Just realized something listening to a [Bhikkhu Bodhi talk][Bodhi talk].

Theravada Buddhism has a fundamental Big World cosmology, a multiverse full with an enormous number of worlds, existing for enormous time periods, all condemned to suffering until a Buddha arises and liberates that particular world (or rather, only a small subset of it).

Previously, I thought that's just a weird bit of mythology, or a claim to authenticity (we go back to the rare Buddha, you don't) dressed up in sci-fi terms. But I'm getting the impression it's weirder than that.

In Theravada, the Buddha doesn't use any kind of reliable or reproducible method to discover the Path of Liberation. He just lucks into it (or more euphemistically, spontaneously derives it from his innate wisdom). This makes the Buddha fundamentally a [Boltzmann][Boltzmann Brain] Savior! We are all stuck in a world full of suffering and rebirth we can't get out of, and that has no solution you could in any way derive. You need enormous statistical luck to just randomly get the Path right, or that's it, another round of suffering for you.

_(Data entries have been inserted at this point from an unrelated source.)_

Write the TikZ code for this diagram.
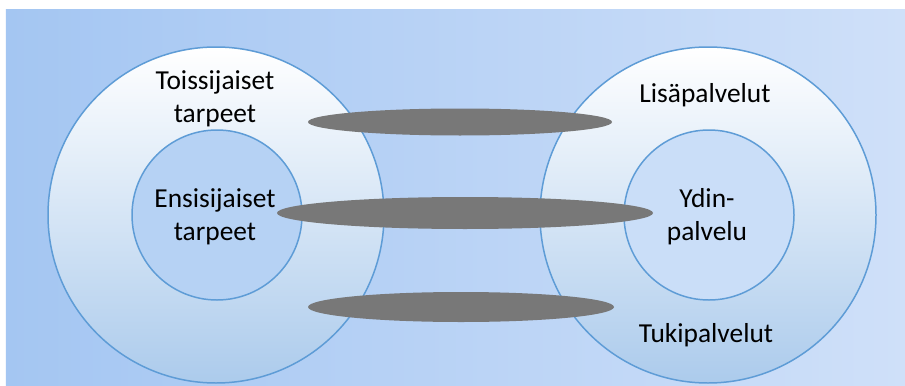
\documentclass[tikz,border=0pt]{standalone}
\usepackage{fontspec}
\setmainfont{Carlito}
\usetikzlibrary{positioning,shapes.geometric}
\definecolor{BgLeft}{RGB}{164,198,242}
\definecolor{BgRight}{RGB}{207,224,249}
\definecolor{RingBlue}{RGB}{172,203,236}
\definecolor{RingEdge}{RGB}{94,156,214}
\definecolor{CoreLeft}{RGB}{182,210,244}
\definecolor{CoreRight}{RGB}{202,222,248}
\definecolor{LinkGray}{RGB}{120,120,120}
\tikzset{
  ring/.style={circle, draw=RingEdge, line width=0.85pt, minimum size=6.72cm, inner sep=0pt, top color=white, bottom color=RingBlue},
  core/.style={circle, draw=RingEdge, line width=0.85pt, minimum size=3.4cm, inner sep=0pt},
  link/.style={ellipse, fill=LinkGray, inner sep=0pt},
  lbl/.style={align=center, inner sep=0pt, font=\fontsize{15.6}{18.8}\selectfont}
}

\begin{document}
\begin{tikzpicture}
% canvas and background
\fill[white] (0,0) rectangle (18.1,7.7);
\useasboundingbox (0,0) rectangle (18.1,7.7);
\shade[left color=BgLeft, right color=BgRight] (0.12,0) rectangle (18.1,7.5);

% needs (left) and services (right)
\node[ring] (needs) at (4.32,3.4) {};
\node[core, fill=CoreLeft] (primary) at (4.34,3.4) {};
\node[ring] (services) at (14.16,3.4) {};
\node[core, fill=CoreRight] (core) at (14.18,3.4) {};

% links between the two sides
\node[link, minimum width=6.08cm, minimum height=0.54cm] (toplink) at (9.2,5.26) {};
\node[link, minimum width=7.52cm, minimum height=0.64cm] (midlink) at (9.3,3.44) {};
\node[link, minimum width=6.12cm, minimum height=0.6cm] (botlink) at (9.22,1.56) {};

% texts
\node[lbl] (secondarytxt) at (4.3,5.72) {Toissijaiset\\tarpeet};
\node[lbl] (primarytxt) at (4.3,3.36) {Ensisijaiset\\tarpeet};
\node[lbl] (extratxt) at (14.1,5.8) {Lisäpalvelut};
\node[lbl] (coretxt) at (14.14,3.36) {Ydin-\\palvelu};
\node[lbl] (supporttxt) at (14.12,1.0) {Tukipalvelut};
\end{tikzpicture}
\end{document}
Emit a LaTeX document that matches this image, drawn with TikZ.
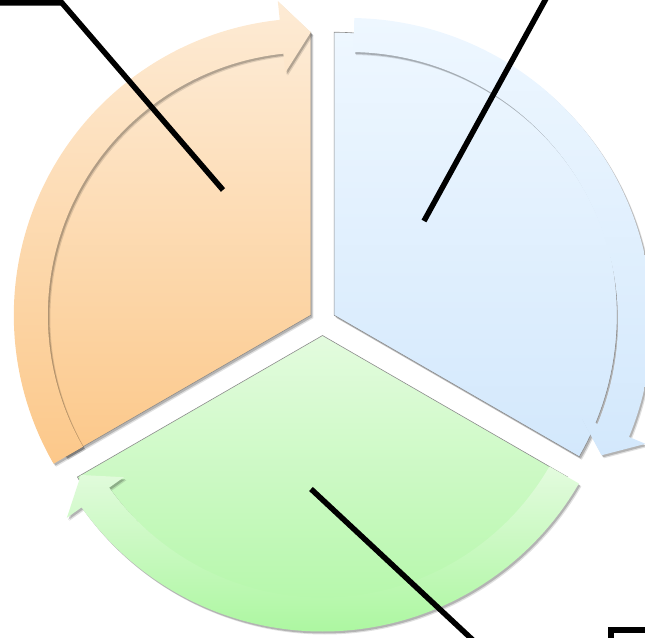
\documentclass[tikz,border=0pt]{standalone}
\usetikzlibrary{shadows,calc}
\definecolor{oTop}{HTML}{FDEBD5}
\definecolor{oBot}{HTML}{FCC88A}
\definecolor{bTop}{HTML}{EEF7FF}
\definecolor{bBot}{HTML}{D3E8FC}
\definecolor{gTop}{HTML}{E3FBDE}
\definecolor{gBot}{HTML}{ADF7A1}
\begin{document}
\begin{tikzpicture}[x=1pt,y=1pt,
  softshadow/.style={
    drop shadow={shadow xshift=2.5pt, shadow yshift=-3pt, opacity=0.12, fill=black},
    drop shadow={shadow xshift=1.5pt, shadow yshift=-2pt, opacity=0.2, fill=black}},
  sector/.style={draw=black!45, line width=0.6pt, softshadow},
  band/.style={draw=none, softshadow},
  callout/.style={line width=5.5pt, black, line join=miter}]
\useasboundingbox (0,0) rectangle (645,637);
\clip (0,0) rectangle (645,637);
\coordinate (C) at (322.5,315);
\coordinate (O) at ($(C)+(150:13.5)$);
\coordinate (B) at ($(C)+(30:13.5)$);
\coordinate (G) at ($(C)+(270:13.5)$);
\coordinate (BB) at (349,316);
% sectors
\path[sector, top color=oTop, bottom color=oBot]
  (O) -- ++(210:283) arc[start angle=210, end angle=90, radius=283] -- cycle;
\path[sector, top color=bTop, bottom color=bBot]
  (B) -- ++(90:283) arc[start angle=90, end angle=-30, radius=283] -- cycle;
\path[sector, top color=gTop, bottom color=gBot]
  (G) -- ++(330:283) arc[start angle=330, end angle=210, radius=283] -- cycle;
% circular arrow bands
\begin{scope}[shift={(O)}]
\path[band, top color=oTop, bottom color=oBot]
  (210:297) arc[start angle=210, end angle=96, radius=297] -- (96:316) -- (90:283)
  -- (96:244) -- (96:263) arc[start angle=96, end angle=210, radius=263] -- cycle;
\end{scope}
\begin{scope}[shift={(BB)}]
\path[band, top color=bTop, bottom color=bBot]
  (89:303) arc[start angle=89, end angle=-22.5, radius=303] -- (-22.5:321) -- (-28:286)
  -- (-22.5:251) -- (-22.5:269) arc[start angle=-22.5, end angle=89, radius=269] -- cycle;
\end{scope}
\begin{scope}[shift={(G)}]
\path[band, top color=gTop, bottom color=gBot]
  (330:296) arc[start angle=330, end angle=215.5, radius=296] -- (215.5:314) -- (210:279)
  -- (215.5:244) -- (215.5:262) arc[start angle=215.5, end angle=330, radius=262] -- cycle;
\end{scope}
% callout lines
\coordinate (l1a) at (-6,634);
\coordinate (l1b) at (62,634);
\coordinate (l1c) at (223,447);
\coordinate (l2a) at (424,416);
\coordinate (l2b) at (548,642);
\coordinate (l3a) at (311,148);
\coordinate (l3b) at (476,-6);
\coordinate (l4a) at (611,-6);
\coordinate (l4b) at (611,7);
\coordinate (l4c) at (652,7);
\draw[callout] (l1a) -- (l1b) -- (l1c);
\draw[callout] (l2a) -- (l2b);
\draw[callout] (l3a) -- (l3b);
\draw[callout] (l4a) -- (l4b) -- (l4c);
\end{tikzpicture}
\end{document}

Which is why the Buddha is so extremely rare, and why it's so important to preserve his teachings and practices exactly - you can't get them any other way! If the teaching's lost, that's it, another bazillion years of waiting. The practices themselves don't have to be hard (and people are getting enlightened left and right in the scriptures, after all), but their authenticity is key.

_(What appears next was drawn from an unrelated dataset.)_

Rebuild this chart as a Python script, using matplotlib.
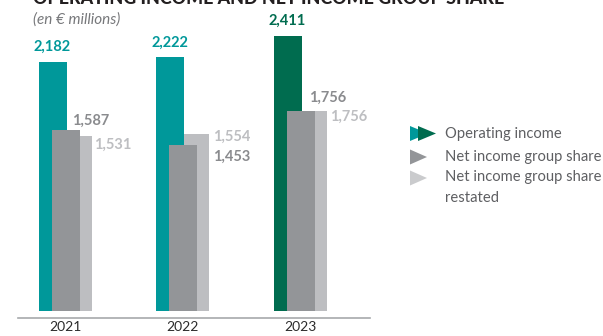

This has a few important implications:

  1. The Buddha can literally show up one day, pull the whole Pali Canon out of his nether regions, claim it came to him spontaneously out of nowhere, but it's all true and you should follow him instantly. As far as Theravada is concerned, that's exactly what happened.

  2. This means Theravada can be as arbitrary and complex as it wants to be. If it were elegant or easy to understand, you wouldn't need luck in the first place! It also needs no justifications whatsoever for its beliefs and practices except that they go back to the Buddha - he didn't get them from anywhere, or following any kind of procedure - it's sheer blind epistemic luck.

  3. Bad rebirths as punishments, especially for anything sectarian, is necessarily a feature of the world, not because the universe hates heretics and wants to personally punish them, but simply because doing anything that distances you from Boltzmann Buddha is like throwing away your incredibly rare winning lottery ticket.

  4. Theravada can fully embrace boundless levels of [moral luck][]. For example, attaining Nirvana from scratch might require exactly zero karma, an insanely hard thing to do. Take one step, crush an insect? No Buddha is you.

So I think one thing is clear - "a reborn demon guru from Tibet told me, and he may have learned it from a dragon" is no longer the craziest Buddhist origin story.